**** INFORMATION PROVIDED ****
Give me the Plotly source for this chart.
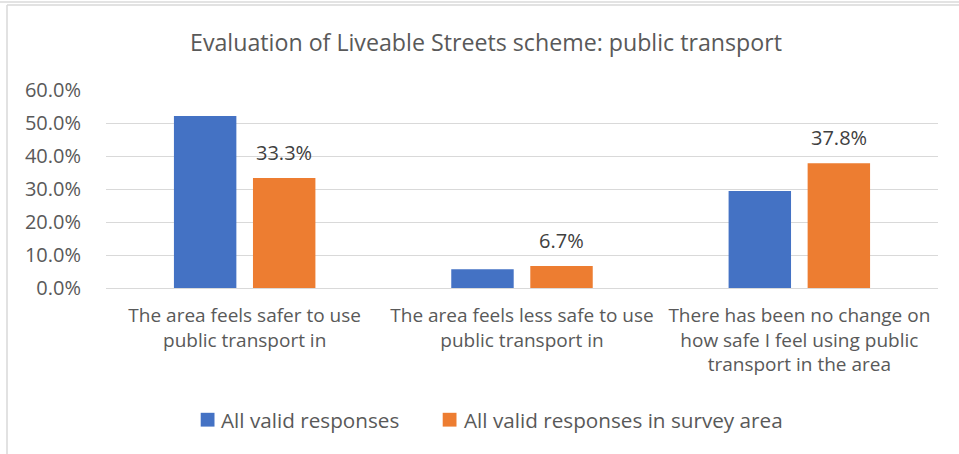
import plotly.graph_objects as go

categories = [
    "The area feels safer to use public transport in",
    "The area feels less safe to use public transport in",
    "There has been no change on how safe I feel using public transport in the area",
]
tick_labels = [
    "The area feels safer to use<br>public transport in",
    "The area feels less safe to use<br>public transport in",
    "There has been no change on<br>how safe I feel using public<br>transport in the area",
]
all_valid = [0.521, 0.057, 0.294]
survey_area = [0.333, 0.067, 0.378]
series_names = ["All valid responses", "All valid responses in survey area"]
series_colors = ["#4472C4", "#ED7D31"]
y_ticks = [0.0, 0.1, 0.2, 0.3, 0.4, 0.5, 0.6]

FONT = "Open Sans"
GREY = "#595959"

W, H = 959, 454
L, R, T, B = 106, 21, 90, 166
pw, ph = W - L - R, H - T - B


def px(x):
    return (x - L) / pw


def py(y):
    return (H - B - y) / ph


fig = go.Figure()
for name, vals, col in zip(series_names, [all_valid, survey_area], series_colors):
    fig.add_trace(go.Bar(x=categories, y=vals, name=name,
                         marker=dict(color=col, line=dict(width=0))))

for c, v in zip(categories, survey_area):
    fig.add_annotation(x=c, y=v, xref="x", yref="y", text=f"{v*100:.1f}%",
                       showarrow=False, xshift=39.5, yshift=10, yanchor="bottom",
                       font=dict(family=FONT, size=20, color="#404040"))

# legend (drawn Excel-style: square swatch tight against its label)
legend_items = [(200.7, 219.0), (442.7, 461.5)]
for (sx, tx), name, col in zip(legend_items, series_names, series_colors):
    fig.add_shape(type="rect", xref="paper", yref="paper",
                  x0=px(sx), x1=px(sx + 13.8), y0=py(412.8), y1=py(426.6),
                  fillcolor=col, line=dict(width=0))
    fig.add_annotation(xref="paper", yref="paper", x=px(tx), y=py(420),
                       xanchor="left", yanchor="middle", showarrow=False,
                       text=name, font=dict(family=FONT, size=20.7, color=GREY))

fig.update_layout(
    width=W, height=H,
    margin=dict(l=L, r=R, t=T, b=B, autoexpand=False),
    paper_bgcolor="white", plot_bgcolor="white",
    barmode="group", bargap=0.43, bargroupgap=0.21,
    title=dict(text="Evaluation of Liveable Streets scheme: public transport",
               x=486 / W, xref="container", xanchor="center",
               y=1 - 43 / H, yref="container", yanchor="middle",
               font=dict(family=FONT, size=23.2, color=GREY)),
    font=dict(family=FONT, size=20, color=GREY),
    showlegend=False,
    xaxis=dict(tickmode="array", tickvals=categories, ticktext=tick_labels,
               tickfont=dict(family=FONT, size=19, color=GREY),
               showgrid=False, showline=False, zeroline=False,
               ticks="outside", ticklen=10, tickcolor="rgba(0,0,0,0)"),
    yaxis=dict(range=[0, 0.6], tickvals=y_ticks, tickformat=".1%",
               tickfont=dict(family=FONT, size=20, color=GREY),
               showgrid=True, gridcolor="#d9d9d9", gridwidth=1,
               zeroline=True, zerolinecolor="#d9d9d9", zerolinewidth=1,
               showline=False, ticks="outside", ticklen=20,
               tickcolor="rgba(0,0,0,0)"),
)

# chart frame lines
fig.add_shape(type="line", xref="paper", yref="paper",
              x0=px(0), x1=px(W), y0=py(2), y1=py(2),
              line=dict(color="#e3e3e3", width=2))
fig.add_shape(type="line", xref="paper", yref="paper",
              x0=px(7), x1=px(W), y0=py(5), y1=py(5),
              line=dict(color="#d9d9d9", width=1.5))
fig.add_shape(type="line", xref="paper", yref="paper",
              x0=px(7), x1=px(7), y0=py(5), y1=py(H),
              line=dict(color="#d9d9d9", width=1.5))

fig.write_html("out.html", config={"displayModeBar": False},
               post_script="document.body.style.margin='0';")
****
Find every line in the listing that holds the string "chart", then say how many there are as a bare number.

2